Il Myanmar è una nazione complicata. O meglio, lo è diventata dal 2016 in avanti. L’anno fatidico ha visto aumentare le pressioni e le persecuzioni contro il popolo dei Rohingya, minoranza etnica di fede islamica. A distanza di due anni, i primi segnali di rivalsa iniziano – lentamente – a farsi sentire.

La condanna

Siamo nel 2017, un momento storico in cui la diaspora dei Rohingya, così distanti da noi, raggiunge il suo apice, sia in fatto di sfollati che per il numero di morti. Tra questi, dieci uomini di fede islamica vengono brutalmente uccisi nel villaggio di InnDin, dall’esercito del Myanmar.

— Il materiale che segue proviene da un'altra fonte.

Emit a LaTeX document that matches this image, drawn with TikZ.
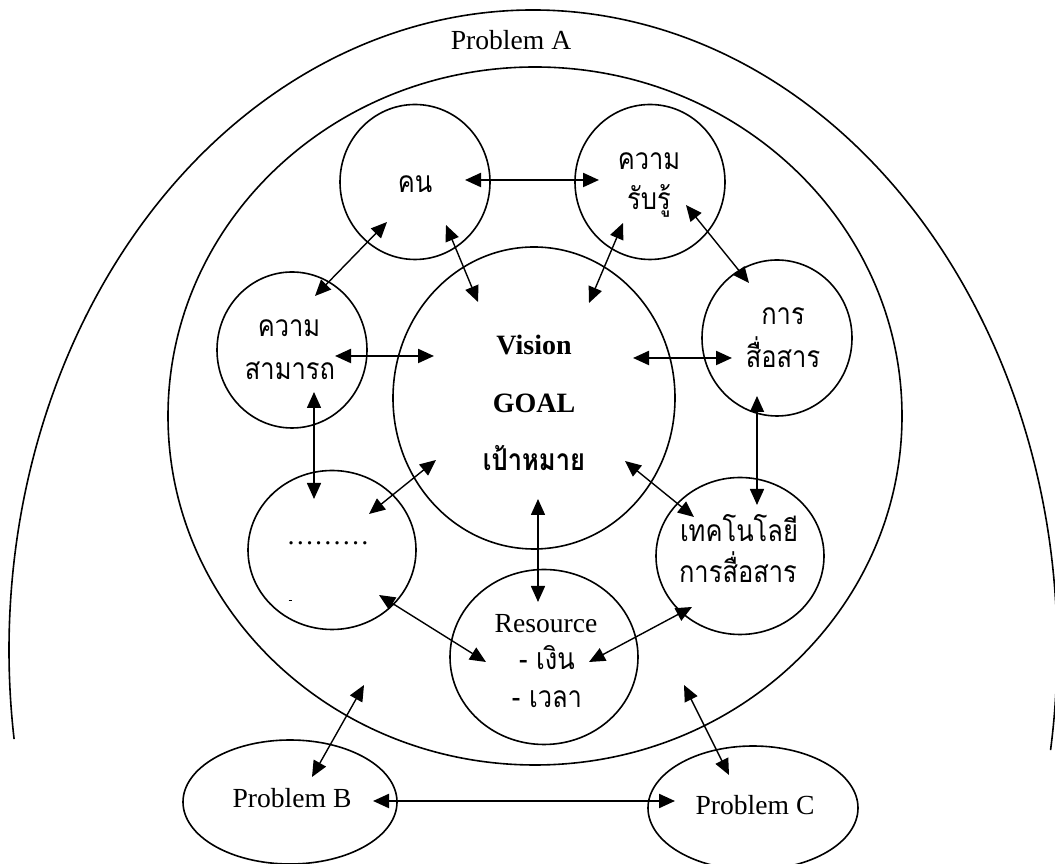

Ad essere finiti successivamente davanti a un tribunale sono stati quattro ufficiali e tre soldati semplici. Ad aprire l’inchiesta sono stati due giornalisti, Wa Lone e Kyaw Soe Oo.

Recentemente è finito il processo a carico dei sette soldati colpevoli di questa serie di omicidi, e la sentenza è giunta: dieci anni di lavori forzati. Simbolicamente, uno per ogni vittima, ciò a testimonianza del valore della vita di un membro appartenente a una minoranza religiosa nel Myanmar.

Si tratta pur sempre di un passo avanti, per quanto misero: è infatti la prima volta, dall’inizio delle persecuzioni, che l’esercito ammette una propria colpa. Ciò che resta da chiarire è però se, oltre alla vita di dieci persone, il Myanmar saprà prima o poi accollarsi la responsabilità della pulizia etnica avvenuta nella regione del Rakhine.

È la stampa, bellezza

Finita la prima battaglia legale a favore dei Rohingya, resta però un altro caso da affrontare: l’incarcerazione, avvenuta il 12 dicembre, dei due giornalisti che hanno svelato il massacro effettuato dall’esercito. Wa Lone e Kyaw Soe Oo sono infatti stati arrestati con l’accusa di aver ottenuto in modo illecito informazioni private dello stato del Myanmar.

Attualmente i due giornalisti aspettano il processo, consumando le giornate in carcere, ciò dopo che una mozione per far cadere i loro capi d’accusa è stata respinta dal tribunale, viste le prove crude e lampanti che hanno fatto sì che i sette soldati venissero arrestati: si tratta di una serie di foto delle dieci vittime, inginocchiate e legate poco prima dell’esecuzione, insieme a una foto del ritrovamento della fossa comune in cui furono successivamente gettate.

Davanti a prove così palesi, lo stato del Myanmar non ha potuto fare altro che attuare la condanna. Resta ancora da considerare se l’incarcerazione dei due coraggiosi giornalisti sia stato un gesto del tutto legale, oppure una semplice ritorsione per aver svelato al mondo le atrocità che avvengono ogni giorno per le loro strade.